Researchers from Sorbonne University conducted a series of experiments designed to understand how we decide, based on voice alone, whether a speaker is honest.

Giles takes the opportunity to have a moan about the listeners — plural?! — of his radio show and the podcast who complain about his gabbling style of broadcasting:

All I want to do is say, ‘Screw you,” to commentators on this podcast and my radio show.

[puts on old person voice] ‘He talks much to fast. I’ve turned my hearing aid to full volume and I’ve told everyone else in the old people’s home to be quiet, but I still can’t make out a word he’s saying, he talks much too fast… these slow ponderous broadcasters, they’re the ones… Boris Johnson talks really slowly because he’s lying to us.

His idea is to turn the idea of speed talking as sign of truthfulness into a piece of columnular theatrics:

I could write a piece in which I don’t put any spaces in… and then as I start to lie, I could space the words out more.

Spoiler 1: This does not make it into the column.

Next up, Walker and Coren swim around in a pond full of puns after reading a piece about fish names being changed to make them more appealing to consumers:

Fancy a spider crab salad for lunch? Or megrim and chips? Would it sound more appetising if you were offered Cornish king crab or Cornish sole? Cornish fishermen struggling to sell their catches to their normal customers abroad are certainly hoping so. The Cornish Fish Producers Organisation (CFPO) is planning to rebrand the two species after market research showed that this would persuade more British consumers to buy them instead of what it called the “usual suspects” of cod, haddock and tuna.

The podcast discussion swims in circles for a long time, before Giles concludes:

“The reason that English people don’t buy fish is that they don’t like fish… [At this point he goes into an appalling impression of a Cornish fisherman].

After a series of increasingly puerile jokes about what various fish used to be called (“the penis fish” among them), Giles gets an opportunity to discuss how people fail to appreciate his brilliance:

I wrote a review of a Jewish restaurant the other day and the Jewish community went mental, tonto, when I wrote, ‘The Gefilte fish was terrible…as it should be.’ Which I thought was a very subtle joke.

Spoiler 2: The renamed fish do not leap into the column.

The final potential column topic of the episode is Princess Anne’s living room. Giles introduces this story by saying:

This didn’t make it into The Times… Princess Anne’s living room… she and Mark Phillips or whoever she’s married to…

Princess Anne and Captain Mark Phillips divorced in 1992.

Esther explains that the extremely brown living room is “posh because it’s got Princess Anne in it…” before going on to make the extremely dubious claim that “the Royal Family are always extremely aware they are incredibly expensive. They always try to save money wherever they can.”

Prince Charles has his favourite furniture transported between his houses ahead of him so he’s always surrounded by the same stuff. He once had a footman who folded his toiler paper. Very frugal.

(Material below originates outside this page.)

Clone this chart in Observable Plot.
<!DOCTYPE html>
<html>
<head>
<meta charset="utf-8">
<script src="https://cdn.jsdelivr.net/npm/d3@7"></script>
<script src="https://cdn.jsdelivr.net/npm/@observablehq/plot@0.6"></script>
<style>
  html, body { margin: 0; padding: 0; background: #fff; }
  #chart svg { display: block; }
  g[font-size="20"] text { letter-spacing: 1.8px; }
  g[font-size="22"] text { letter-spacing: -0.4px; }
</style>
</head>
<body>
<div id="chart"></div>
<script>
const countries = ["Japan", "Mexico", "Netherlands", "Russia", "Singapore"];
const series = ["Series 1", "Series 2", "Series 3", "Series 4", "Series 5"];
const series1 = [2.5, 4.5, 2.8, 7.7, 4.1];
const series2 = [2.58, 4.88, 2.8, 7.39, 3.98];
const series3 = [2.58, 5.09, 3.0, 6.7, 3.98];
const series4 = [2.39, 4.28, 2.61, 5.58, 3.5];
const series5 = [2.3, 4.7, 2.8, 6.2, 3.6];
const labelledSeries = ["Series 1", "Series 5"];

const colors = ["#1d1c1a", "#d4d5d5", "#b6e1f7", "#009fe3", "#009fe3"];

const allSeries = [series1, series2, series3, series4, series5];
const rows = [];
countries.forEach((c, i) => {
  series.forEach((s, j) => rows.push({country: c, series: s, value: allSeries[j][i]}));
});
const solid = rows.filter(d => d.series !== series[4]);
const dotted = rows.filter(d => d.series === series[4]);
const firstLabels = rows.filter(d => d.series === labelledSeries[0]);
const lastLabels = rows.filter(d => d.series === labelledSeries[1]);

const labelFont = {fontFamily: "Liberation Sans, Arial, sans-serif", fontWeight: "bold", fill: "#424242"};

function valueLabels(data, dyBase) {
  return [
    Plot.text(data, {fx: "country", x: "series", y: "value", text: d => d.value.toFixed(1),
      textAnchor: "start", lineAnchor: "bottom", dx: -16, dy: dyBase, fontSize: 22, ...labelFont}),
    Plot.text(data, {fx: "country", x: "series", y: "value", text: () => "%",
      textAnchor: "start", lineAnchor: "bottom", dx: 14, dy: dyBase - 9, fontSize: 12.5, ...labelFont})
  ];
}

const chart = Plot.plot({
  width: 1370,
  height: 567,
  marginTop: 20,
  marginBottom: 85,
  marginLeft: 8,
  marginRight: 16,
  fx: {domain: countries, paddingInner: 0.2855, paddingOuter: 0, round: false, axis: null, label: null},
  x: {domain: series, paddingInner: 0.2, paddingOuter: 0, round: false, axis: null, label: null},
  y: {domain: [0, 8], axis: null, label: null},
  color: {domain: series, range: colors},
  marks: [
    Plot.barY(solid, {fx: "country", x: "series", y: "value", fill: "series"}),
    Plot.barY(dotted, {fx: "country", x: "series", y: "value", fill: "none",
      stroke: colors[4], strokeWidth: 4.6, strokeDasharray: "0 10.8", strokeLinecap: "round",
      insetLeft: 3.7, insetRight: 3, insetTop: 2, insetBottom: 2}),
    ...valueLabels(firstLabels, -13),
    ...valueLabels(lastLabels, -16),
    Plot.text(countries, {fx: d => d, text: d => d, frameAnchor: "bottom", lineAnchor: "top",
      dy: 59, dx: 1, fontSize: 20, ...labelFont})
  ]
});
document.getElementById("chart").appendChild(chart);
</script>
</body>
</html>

And Giles’ incredible column idea for this one?

I could compare our front room to hers.

Again the conversation fizzles out with Esther and Giles discussing various posh people they know and which of them has the most ‘intimidating’ downstairs loo.

Spoiler 3: Princess Anne doesn’t make the cut for the column.

After all that, what did Coren end up wittering about in this week’s dispatch?

Holidays, the KPMG boss who got bounced for telling staff to “stop moaning” (surprise, surprise Giles is on his side), and a raspberry for commenters who criticised his previous piece on plans for Britain to open a new coal mine.

So while the podcast didn’t deliver on its promise to reveal how the topics in the finished column got there, it did reveal quite a lot about Coren and The Times’ general contempt for readers.

It’s Gerald Ratner journalism. But while Ratner’s famous comment — “People say,’ How can you sell this for such a low price?’ I say, ‘Because it’s total crap.’ — lost his company £500 million in value, Coren’s stock never seems to dip. Having no idea and being proud of it is his profitable party trick.